Last Week Tonight with John Oliver takes on the ruse of student athletes and college athletics
I have three favorite days of the year: Christmas Eve, Thanksgiving, and the first Thursday of March Madness. I love college basketball because I love the style of the game, the amazing fan bases, and the rich program histories. However, I recognize there is a major problem with college basketball and college sports in general: when I buy a jersey with an athlete’s name on it, he (or she) gets none of the profits. When I attend a game at Michigan Stadium or Breslin Arena, the athlete gets none of the profits. What is great about college sports is that these athletes are amateurs. They aren’t narcissistic prima donnas in the way that their professional counterparts sometimescome across. But there is a huge difference between maintaining a culture of amateurs and exploiting “student” athletes.

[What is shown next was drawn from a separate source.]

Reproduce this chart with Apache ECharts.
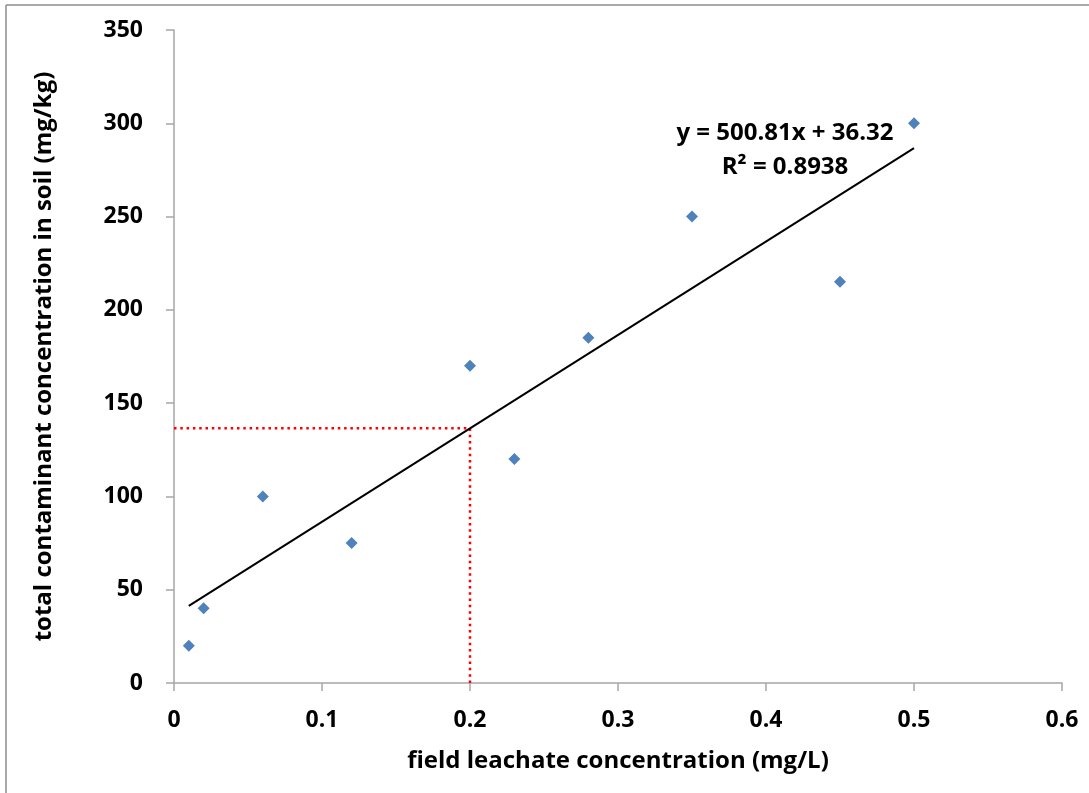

This week’s long-form segment on This Week Tonight with John Oliver examines the problematic nature of Division I college athletics. Under the guise of maintaining a meaningless title of “student athlete,” major college athletic programs make billions of dollars without paying the athletes a single dime. You might say “Hey! They get a free education! That is paying them something.” This, however, is ridiculous. Yes, they get a free education as long as they don’t get hurt and have time to study. If an athlete falls behind in a class because they have a full load in the middle of a basketball season and they can’t balance both, they get suspended. If an athlete gets hurt resulting in their inability to play, they get their scholarship taken away. Walter Byers, the first executive director of the NCAA, crafted the term “student athlete” with a legal eye. When Kent Waldrep, a running back for Texas Christian University, was paralyzed during a game against University of Alabama in 1974, an attempt to receive worker’s compensation for his injuries was rejected by an Appeals court. The court ruled that “he was not an employee because he had not paid taxes on financial aid that he could have kept even if he quit football.”
Last year, following the NCAA Basketball Tournament Championship, Shabazz Napier of University of Connecticut told the press,
“Sometimes there are hungry nights when I am not able to eat, but I still have to play up to my capabilities. There are hungry nights when I go to bed starving.”
That is despicable. According to the NCAA rules and regulations, a player can get suspended or even have his scholarship revoked for accepting anything, even if it is a free meal from his coach. The NCAA has since softened a bit on food regulations, but this rule affected athletes for decades. Napier played his four years, won two national championships, and now plays for the Miami Heat where he does get paid for an activity to which he devotes all of his time; less than 2% of student athletes will see that light at the end of the tunnel.
So when you are sitting down to watch March Madness this weekend, keep in mind that the tournament makes over a billion dollars in ad revenue. When you see branding for every aspect of the games, remember the superior athletes you are watching get none of it. I will keeping watching and fill out my bracket as I do every year, but I hate knowing that I am taking part in the exploitation of these athletes. As Oliver says,
“No one is saying they need to be paid millions. Or Hundreds of thousands. Or the same amount. Or every school needs to pay every athlete. But to pay everyone zero when the kid selling their jersey at the campus bookstore gets $10 an hour seems a little bit strange.”